§ **Dataset**
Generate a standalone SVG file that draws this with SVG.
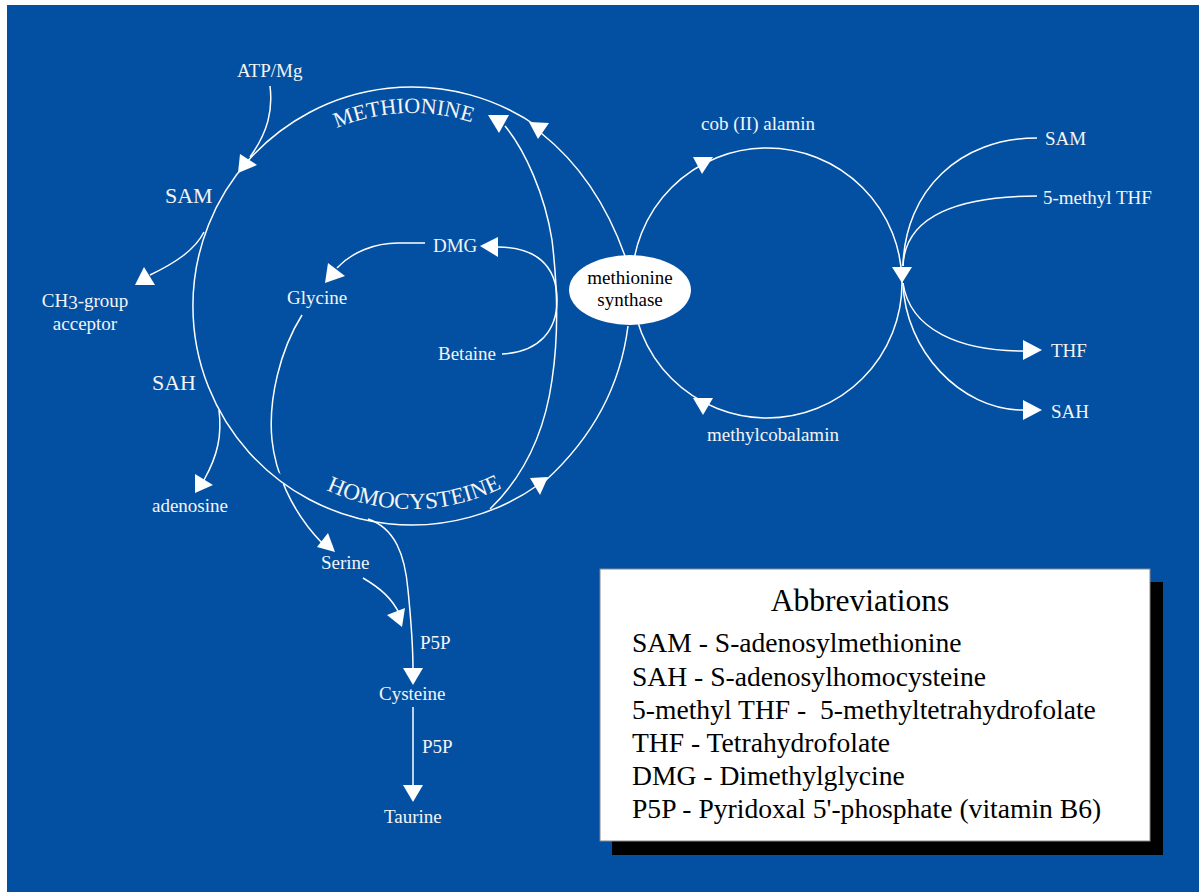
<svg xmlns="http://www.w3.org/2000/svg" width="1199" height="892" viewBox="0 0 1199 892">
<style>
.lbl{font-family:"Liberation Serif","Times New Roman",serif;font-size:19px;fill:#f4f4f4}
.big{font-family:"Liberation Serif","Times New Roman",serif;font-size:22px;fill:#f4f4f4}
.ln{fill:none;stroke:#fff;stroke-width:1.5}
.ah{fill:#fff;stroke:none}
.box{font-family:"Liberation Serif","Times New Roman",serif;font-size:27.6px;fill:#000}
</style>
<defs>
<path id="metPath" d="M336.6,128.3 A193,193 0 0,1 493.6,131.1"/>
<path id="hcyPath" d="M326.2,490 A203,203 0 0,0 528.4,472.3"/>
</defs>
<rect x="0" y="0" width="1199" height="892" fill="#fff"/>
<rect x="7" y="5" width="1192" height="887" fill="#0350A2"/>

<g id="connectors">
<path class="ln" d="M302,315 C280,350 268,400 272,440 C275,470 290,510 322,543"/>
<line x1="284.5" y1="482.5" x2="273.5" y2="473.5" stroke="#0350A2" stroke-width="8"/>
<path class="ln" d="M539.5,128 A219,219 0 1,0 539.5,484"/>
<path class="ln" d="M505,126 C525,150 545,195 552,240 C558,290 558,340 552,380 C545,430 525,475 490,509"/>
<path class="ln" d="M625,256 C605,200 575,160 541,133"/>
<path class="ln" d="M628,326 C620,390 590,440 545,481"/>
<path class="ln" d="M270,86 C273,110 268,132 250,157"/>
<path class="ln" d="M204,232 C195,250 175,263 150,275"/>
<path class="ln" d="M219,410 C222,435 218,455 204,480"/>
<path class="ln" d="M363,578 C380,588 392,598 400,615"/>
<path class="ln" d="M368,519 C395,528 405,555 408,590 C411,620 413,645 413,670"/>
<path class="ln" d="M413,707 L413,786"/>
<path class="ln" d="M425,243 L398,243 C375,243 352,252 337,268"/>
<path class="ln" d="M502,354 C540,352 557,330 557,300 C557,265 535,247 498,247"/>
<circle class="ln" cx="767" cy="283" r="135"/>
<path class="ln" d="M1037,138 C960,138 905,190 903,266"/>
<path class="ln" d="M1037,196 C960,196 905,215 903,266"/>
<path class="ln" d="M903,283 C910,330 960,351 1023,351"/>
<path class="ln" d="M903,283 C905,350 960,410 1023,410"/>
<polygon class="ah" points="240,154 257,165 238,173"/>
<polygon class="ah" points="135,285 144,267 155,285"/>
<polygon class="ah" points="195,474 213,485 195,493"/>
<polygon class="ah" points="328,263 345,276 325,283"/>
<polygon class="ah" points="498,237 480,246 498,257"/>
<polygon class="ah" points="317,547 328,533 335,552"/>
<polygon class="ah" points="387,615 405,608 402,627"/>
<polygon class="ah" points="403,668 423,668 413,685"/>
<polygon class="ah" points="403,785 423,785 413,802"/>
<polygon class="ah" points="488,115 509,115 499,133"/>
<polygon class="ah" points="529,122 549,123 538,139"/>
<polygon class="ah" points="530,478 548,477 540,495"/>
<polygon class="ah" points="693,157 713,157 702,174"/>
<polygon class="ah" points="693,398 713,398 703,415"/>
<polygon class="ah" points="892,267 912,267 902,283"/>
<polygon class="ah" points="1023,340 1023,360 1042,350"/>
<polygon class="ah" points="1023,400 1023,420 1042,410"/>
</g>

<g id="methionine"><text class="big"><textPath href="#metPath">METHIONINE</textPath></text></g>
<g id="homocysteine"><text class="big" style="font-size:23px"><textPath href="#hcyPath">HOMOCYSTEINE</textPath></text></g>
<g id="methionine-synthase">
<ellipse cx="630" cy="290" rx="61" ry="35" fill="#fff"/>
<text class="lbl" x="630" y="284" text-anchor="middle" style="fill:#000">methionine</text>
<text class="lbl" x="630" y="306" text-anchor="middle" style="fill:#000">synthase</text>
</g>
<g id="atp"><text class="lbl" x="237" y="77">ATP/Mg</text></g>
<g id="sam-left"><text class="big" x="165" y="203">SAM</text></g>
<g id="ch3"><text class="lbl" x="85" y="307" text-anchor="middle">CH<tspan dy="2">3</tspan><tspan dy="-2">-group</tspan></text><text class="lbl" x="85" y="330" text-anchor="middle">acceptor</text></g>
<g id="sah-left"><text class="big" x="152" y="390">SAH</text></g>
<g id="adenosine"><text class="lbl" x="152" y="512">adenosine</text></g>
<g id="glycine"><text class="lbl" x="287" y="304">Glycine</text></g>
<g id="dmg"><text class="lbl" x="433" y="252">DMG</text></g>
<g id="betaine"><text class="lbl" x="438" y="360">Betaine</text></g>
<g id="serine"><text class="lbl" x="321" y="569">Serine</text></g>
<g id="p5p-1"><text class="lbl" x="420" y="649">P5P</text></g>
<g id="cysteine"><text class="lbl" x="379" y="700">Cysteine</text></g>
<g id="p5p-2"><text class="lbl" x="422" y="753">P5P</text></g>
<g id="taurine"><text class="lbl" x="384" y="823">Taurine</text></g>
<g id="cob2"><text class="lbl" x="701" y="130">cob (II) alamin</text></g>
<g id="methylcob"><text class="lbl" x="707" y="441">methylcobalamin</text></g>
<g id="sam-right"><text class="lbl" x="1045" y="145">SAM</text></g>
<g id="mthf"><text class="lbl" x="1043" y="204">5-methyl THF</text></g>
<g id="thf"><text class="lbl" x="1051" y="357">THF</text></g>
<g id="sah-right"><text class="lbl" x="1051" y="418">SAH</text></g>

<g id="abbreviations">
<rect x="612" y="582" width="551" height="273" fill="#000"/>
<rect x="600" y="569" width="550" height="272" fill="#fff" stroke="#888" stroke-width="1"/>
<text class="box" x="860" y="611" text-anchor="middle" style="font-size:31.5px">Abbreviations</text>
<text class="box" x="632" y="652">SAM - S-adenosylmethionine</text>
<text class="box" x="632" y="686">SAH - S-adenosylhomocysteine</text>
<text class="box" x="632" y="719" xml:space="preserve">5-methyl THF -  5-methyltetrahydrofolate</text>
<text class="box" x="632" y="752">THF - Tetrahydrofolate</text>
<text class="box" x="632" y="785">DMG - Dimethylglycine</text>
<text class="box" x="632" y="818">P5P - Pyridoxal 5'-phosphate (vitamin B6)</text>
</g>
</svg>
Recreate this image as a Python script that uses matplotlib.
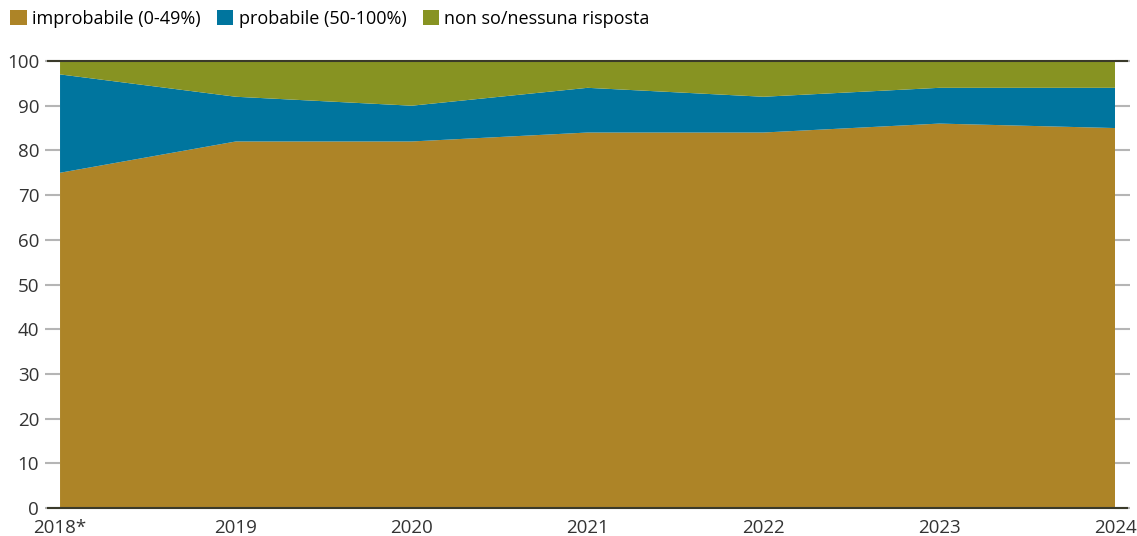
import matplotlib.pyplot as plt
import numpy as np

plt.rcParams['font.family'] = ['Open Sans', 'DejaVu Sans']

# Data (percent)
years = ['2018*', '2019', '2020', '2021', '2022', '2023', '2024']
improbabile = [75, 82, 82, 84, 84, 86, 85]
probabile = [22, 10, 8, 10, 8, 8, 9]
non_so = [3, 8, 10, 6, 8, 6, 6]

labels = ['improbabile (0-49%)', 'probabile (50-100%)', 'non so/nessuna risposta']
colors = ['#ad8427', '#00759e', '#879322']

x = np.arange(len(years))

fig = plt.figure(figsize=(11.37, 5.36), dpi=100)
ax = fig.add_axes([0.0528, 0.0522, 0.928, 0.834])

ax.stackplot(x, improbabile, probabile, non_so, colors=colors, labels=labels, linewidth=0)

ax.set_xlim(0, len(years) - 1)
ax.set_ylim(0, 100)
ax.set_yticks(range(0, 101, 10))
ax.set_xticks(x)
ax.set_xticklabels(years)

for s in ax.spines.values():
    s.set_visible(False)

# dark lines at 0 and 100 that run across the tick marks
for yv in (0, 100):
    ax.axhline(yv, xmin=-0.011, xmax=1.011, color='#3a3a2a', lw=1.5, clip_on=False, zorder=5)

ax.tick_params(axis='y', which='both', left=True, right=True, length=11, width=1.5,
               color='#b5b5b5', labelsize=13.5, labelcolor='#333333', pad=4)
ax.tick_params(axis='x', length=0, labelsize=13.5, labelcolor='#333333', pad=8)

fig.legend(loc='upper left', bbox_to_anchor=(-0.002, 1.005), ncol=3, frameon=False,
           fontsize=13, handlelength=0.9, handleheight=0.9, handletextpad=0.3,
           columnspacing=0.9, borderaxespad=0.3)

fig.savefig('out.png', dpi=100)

§ **Challenge**
Reproduce exactly, and only, the lines from the one containing "Recreate this image" through the one containing "s.set_visible(False)", including both; leave out any pictures.

§ **Problem solution**
Recreate this image as a Python script that uses matplotlib.
import matplotlib.pyplot as plt
import numpy as np

plt.rcParams['font.family'] = ['Open Sans', 'DejaVu Sans']

# Data (percent)
years = ['2018*', '2019', '2020', '2021', '2022', '2023', '2024']
improbabile = [75, 82, 82, 84, 84, 86, 85]
probabile = [22, 10, 8, 10, 8, 8, 9]
non_so = [3, 8, 10, 6, 8, 6, 6]

labels = ['improbabile (0-49%)', 'probabile (50-100%)', 'non so/nessuna risposta']
colors = ['#ad8427', '#00759e', '#879322']

x = np.arange(len(years))

fig = plt.figure(figsize=(11.37, 5.36), dpi=100)
ax = fig.add_axes([0.0528, 0.0522, 0.928, 0.834])

ax.stackplot(x, improbabile, probabile, non_so, colors=colors, labels=labels, linewidth=0)

ax.set_xlim(0, len(years) - 1)
ax.set_ylim(0, 100)
ax.set_yticks(range(0, 101, 10))
ax.set_xticks(x)
ax.set_xticklabels(years)

for s in ax.spines.values():
    s.set_visible(False)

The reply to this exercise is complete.